27La question de l’identité militaire est d’autant plus récurrente qu’elle croise celle de la « civilianisation » des effectifs. La professionnalisation, en contribuant, notamment, à ouvrir la communauté militaire en son sein à la société civile, met à mal les repères identitaires militaires classiques et les principes de fonctionnement de cette communauté professionnelle. En réponse à ces bouleversements, cette dernière est partagée entre un repli sur ses spécificités et la défense de ses valeurs d’une part, et des interrogations sur de possibles aménagements de sa condition, d’autre part. En même temps, la présence de civils au sein des unités apparaît aussi comme un moyen de réaffirmer son statut militaire. C’est, précisément, ce que font de nombreuses femmes militaires qui mettent en évidence les différences de statut avec les civils pour rappeler à leurs collègues masculins qu’elles sont des militaires au même titre qu’eux.

Notes

  • [1]
    OSD, Les femmes militaires, Repères socio-démographiques, ministère de la Défense/SGA/DFP, 2000.
  • [2]
    OSD, Les femmes militaires.
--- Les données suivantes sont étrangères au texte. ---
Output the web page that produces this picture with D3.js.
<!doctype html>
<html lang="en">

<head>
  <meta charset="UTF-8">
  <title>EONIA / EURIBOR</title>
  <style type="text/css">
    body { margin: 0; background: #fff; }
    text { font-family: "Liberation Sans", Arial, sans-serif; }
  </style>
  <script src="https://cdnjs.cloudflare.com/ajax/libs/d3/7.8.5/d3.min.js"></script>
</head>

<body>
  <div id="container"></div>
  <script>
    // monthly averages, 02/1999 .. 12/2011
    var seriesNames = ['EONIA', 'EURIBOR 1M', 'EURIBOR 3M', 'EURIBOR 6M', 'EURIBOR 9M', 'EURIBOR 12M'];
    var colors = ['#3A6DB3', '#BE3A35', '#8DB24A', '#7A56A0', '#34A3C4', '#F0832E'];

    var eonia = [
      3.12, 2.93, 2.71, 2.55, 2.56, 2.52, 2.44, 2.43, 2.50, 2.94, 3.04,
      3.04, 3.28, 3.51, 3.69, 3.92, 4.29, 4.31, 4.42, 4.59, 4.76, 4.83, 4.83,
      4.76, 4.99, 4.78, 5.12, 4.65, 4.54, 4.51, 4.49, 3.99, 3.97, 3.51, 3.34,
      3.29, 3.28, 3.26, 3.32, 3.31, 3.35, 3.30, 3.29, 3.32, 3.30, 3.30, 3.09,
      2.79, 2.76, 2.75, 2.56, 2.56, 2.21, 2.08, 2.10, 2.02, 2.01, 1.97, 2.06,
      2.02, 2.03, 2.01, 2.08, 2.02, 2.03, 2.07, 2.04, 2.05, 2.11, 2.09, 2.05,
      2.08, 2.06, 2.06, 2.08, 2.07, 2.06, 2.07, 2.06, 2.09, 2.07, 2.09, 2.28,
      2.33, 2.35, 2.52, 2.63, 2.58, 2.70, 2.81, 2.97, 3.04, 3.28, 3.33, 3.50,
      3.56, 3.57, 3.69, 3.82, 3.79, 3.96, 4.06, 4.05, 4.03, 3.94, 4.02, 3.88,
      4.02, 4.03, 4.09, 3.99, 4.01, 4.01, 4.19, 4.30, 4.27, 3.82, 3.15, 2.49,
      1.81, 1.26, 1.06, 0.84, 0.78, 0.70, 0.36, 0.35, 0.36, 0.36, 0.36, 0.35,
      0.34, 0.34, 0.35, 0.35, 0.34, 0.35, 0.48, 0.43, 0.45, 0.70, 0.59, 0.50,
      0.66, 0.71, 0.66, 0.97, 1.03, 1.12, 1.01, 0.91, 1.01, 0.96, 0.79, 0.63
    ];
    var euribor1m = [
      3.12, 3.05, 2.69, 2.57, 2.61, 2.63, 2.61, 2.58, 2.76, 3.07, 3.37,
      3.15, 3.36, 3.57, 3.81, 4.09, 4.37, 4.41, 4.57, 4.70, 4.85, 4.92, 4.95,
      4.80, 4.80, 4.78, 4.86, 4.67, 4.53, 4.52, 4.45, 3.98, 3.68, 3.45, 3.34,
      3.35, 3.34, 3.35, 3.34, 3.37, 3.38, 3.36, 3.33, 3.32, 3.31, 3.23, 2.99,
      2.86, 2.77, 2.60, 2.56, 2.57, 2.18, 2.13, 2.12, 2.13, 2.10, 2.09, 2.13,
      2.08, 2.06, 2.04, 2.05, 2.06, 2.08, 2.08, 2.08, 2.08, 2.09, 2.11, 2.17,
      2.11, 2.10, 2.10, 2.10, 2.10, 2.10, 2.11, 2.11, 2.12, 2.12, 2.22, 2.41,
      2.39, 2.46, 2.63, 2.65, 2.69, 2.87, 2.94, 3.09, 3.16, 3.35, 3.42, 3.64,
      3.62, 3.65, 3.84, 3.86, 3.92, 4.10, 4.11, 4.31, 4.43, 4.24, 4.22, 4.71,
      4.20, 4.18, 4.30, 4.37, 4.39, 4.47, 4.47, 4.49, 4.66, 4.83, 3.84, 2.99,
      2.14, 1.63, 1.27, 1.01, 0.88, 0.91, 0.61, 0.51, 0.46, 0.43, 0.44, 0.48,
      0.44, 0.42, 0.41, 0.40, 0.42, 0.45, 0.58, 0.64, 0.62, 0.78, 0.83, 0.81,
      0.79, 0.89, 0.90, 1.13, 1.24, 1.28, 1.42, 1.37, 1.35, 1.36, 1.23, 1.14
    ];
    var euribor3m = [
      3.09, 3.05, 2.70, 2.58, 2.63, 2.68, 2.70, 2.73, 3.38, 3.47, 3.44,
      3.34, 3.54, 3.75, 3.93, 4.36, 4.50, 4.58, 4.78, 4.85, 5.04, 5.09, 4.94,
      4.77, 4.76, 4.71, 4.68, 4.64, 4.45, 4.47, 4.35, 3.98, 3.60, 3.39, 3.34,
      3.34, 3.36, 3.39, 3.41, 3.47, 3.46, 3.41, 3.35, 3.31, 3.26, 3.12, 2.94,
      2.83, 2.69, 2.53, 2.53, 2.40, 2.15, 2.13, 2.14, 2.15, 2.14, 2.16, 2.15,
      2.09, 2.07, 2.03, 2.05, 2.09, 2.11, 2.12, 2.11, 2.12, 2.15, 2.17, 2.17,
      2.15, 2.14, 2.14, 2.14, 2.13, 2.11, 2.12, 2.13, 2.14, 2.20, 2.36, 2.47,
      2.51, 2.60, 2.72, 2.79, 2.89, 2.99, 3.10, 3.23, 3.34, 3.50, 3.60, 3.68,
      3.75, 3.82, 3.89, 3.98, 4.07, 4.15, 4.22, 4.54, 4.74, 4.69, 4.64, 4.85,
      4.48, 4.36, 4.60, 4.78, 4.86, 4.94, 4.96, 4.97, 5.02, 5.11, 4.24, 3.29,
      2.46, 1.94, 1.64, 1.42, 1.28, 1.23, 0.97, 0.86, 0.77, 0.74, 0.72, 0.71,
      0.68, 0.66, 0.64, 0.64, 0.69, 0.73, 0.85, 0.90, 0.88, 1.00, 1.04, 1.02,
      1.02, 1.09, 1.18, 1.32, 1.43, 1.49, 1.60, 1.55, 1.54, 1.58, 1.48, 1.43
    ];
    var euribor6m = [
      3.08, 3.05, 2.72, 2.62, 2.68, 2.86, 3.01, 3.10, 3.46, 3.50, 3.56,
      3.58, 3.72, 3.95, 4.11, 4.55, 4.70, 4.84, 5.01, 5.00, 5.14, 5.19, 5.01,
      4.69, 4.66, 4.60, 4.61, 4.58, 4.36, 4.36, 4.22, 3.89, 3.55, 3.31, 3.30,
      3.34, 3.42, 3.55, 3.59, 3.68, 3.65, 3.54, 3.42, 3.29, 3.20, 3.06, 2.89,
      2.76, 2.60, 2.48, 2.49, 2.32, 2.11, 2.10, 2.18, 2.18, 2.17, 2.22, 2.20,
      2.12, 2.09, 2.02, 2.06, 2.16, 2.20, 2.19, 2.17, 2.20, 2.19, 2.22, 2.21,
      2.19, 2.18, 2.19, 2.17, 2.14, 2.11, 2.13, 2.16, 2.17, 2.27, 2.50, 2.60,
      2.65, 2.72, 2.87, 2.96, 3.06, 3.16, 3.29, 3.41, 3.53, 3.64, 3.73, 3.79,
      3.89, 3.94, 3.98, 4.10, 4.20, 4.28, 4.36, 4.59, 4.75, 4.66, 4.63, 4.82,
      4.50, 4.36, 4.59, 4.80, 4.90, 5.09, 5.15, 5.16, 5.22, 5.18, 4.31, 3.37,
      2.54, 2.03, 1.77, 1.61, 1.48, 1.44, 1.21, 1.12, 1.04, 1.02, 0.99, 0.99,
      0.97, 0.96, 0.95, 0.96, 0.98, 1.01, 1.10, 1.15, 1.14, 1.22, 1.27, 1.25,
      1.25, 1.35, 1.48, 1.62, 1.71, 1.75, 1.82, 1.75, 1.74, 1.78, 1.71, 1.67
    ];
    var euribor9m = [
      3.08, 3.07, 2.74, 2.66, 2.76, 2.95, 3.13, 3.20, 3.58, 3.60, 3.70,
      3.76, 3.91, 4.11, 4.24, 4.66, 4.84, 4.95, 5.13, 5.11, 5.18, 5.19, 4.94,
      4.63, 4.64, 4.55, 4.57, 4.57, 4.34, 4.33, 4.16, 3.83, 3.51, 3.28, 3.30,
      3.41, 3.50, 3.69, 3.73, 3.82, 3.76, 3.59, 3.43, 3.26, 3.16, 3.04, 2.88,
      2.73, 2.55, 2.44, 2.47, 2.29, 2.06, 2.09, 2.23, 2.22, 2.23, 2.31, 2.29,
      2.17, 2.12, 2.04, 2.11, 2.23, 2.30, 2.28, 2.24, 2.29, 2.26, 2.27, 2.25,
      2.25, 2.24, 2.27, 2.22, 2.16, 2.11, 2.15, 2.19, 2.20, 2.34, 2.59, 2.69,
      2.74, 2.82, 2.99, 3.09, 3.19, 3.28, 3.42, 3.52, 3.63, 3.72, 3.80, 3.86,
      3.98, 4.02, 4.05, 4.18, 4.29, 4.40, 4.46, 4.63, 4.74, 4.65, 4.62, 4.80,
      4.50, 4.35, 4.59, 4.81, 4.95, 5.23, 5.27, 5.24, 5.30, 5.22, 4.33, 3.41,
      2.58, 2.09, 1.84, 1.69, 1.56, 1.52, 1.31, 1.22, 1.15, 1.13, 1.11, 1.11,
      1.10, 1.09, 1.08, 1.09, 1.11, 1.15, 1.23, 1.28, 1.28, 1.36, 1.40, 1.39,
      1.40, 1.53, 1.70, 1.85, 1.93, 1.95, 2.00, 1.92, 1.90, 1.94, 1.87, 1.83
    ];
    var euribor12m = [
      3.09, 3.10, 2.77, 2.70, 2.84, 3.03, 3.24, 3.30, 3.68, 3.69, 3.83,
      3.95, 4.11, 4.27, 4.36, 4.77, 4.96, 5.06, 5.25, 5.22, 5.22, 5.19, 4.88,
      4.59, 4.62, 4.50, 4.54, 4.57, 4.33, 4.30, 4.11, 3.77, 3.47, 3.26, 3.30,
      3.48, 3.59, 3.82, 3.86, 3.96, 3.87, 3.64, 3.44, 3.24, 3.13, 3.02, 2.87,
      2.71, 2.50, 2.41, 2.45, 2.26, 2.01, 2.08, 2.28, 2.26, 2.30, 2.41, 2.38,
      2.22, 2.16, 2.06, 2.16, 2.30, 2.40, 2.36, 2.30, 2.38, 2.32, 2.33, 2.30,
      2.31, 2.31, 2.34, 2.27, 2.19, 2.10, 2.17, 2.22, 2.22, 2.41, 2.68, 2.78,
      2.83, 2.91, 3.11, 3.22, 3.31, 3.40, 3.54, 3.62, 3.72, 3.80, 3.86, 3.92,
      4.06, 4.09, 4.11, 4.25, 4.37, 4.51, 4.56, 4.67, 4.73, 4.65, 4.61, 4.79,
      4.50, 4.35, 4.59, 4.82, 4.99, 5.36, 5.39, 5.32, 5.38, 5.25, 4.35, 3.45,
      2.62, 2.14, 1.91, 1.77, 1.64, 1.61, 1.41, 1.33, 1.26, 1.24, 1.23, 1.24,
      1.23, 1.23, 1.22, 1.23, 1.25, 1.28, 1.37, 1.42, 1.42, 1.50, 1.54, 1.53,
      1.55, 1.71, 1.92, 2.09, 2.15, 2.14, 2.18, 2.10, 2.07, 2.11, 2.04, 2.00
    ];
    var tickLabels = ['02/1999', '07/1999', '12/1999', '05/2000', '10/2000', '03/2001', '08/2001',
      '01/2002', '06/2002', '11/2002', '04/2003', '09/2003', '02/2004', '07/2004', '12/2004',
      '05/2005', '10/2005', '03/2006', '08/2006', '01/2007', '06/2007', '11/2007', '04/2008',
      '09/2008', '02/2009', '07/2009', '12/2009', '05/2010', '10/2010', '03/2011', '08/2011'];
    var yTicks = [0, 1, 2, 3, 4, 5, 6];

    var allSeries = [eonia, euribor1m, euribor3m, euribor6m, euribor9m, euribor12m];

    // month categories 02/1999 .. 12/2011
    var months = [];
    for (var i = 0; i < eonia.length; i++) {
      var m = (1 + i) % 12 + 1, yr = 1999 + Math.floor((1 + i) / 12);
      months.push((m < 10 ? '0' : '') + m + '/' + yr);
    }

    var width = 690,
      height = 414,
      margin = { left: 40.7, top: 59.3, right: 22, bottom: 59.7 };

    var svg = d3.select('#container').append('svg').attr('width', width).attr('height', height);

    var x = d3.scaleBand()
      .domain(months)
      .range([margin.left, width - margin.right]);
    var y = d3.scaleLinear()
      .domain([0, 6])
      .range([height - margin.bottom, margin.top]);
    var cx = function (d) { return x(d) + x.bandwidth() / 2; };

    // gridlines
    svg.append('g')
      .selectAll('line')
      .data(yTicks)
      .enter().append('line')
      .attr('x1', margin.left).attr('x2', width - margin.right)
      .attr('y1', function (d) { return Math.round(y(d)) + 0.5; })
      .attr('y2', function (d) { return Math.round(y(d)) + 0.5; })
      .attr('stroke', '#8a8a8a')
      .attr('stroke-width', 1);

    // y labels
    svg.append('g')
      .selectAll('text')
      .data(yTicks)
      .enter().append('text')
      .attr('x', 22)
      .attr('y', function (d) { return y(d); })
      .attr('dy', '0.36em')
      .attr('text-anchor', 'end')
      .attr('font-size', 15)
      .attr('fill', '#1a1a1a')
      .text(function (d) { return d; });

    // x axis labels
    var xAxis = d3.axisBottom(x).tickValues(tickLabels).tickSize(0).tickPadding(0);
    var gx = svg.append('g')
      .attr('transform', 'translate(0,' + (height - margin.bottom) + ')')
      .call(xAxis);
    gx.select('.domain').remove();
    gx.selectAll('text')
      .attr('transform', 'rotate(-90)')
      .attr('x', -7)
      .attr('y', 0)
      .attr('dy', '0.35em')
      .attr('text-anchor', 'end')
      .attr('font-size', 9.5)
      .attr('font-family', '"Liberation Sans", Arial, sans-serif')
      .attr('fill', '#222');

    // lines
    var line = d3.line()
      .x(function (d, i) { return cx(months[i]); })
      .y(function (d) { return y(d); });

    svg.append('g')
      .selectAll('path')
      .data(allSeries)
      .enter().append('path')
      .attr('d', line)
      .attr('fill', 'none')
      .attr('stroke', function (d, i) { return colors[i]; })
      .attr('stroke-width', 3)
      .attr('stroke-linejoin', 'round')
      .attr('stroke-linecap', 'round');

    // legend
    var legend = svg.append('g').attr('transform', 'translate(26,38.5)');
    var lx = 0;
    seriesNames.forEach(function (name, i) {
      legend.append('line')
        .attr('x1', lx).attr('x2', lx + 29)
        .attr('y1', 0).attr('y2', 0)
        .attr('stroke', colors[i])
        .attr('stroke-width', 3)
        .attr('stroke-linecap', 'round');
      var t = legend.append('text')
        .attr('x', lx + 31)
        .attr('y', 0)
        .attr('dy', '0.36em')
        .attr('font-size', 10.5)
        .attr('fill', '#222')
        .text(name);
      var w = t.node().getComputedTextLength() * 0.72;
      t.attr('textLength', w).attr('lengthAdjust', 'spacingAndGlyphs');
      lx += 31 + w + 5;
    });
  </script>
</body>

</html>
Aspects sociologiques, ministère de la Défense/SGA/DFP, 2000.
  • [3]
    Notons par ailleurs que « le refus de toute différenciation relève d’une incompréhension du rôle de l’effort physique dans la formation morale : dans la mesure où celui-ci a pour fonction de développer la volonté par le dépassement de soi, une double notation selon le sexe est tout à fait justifiée et répond parfaitement au but recherché. Il est même probable que dans certains cas – à Saint-Maixent par exemple – le désir des femmes d’être à la hauteur dans un milieu masculin les pousse à accomplir des efforts sur elles-mêmes que les hommes n’ont pas à fournir., », in E. Reynaud, Les femmes, la violence et l’armée – Essai sur la féminisation des armées, Paris, Fondation pour les études de défense nationale, 1988, p. 92.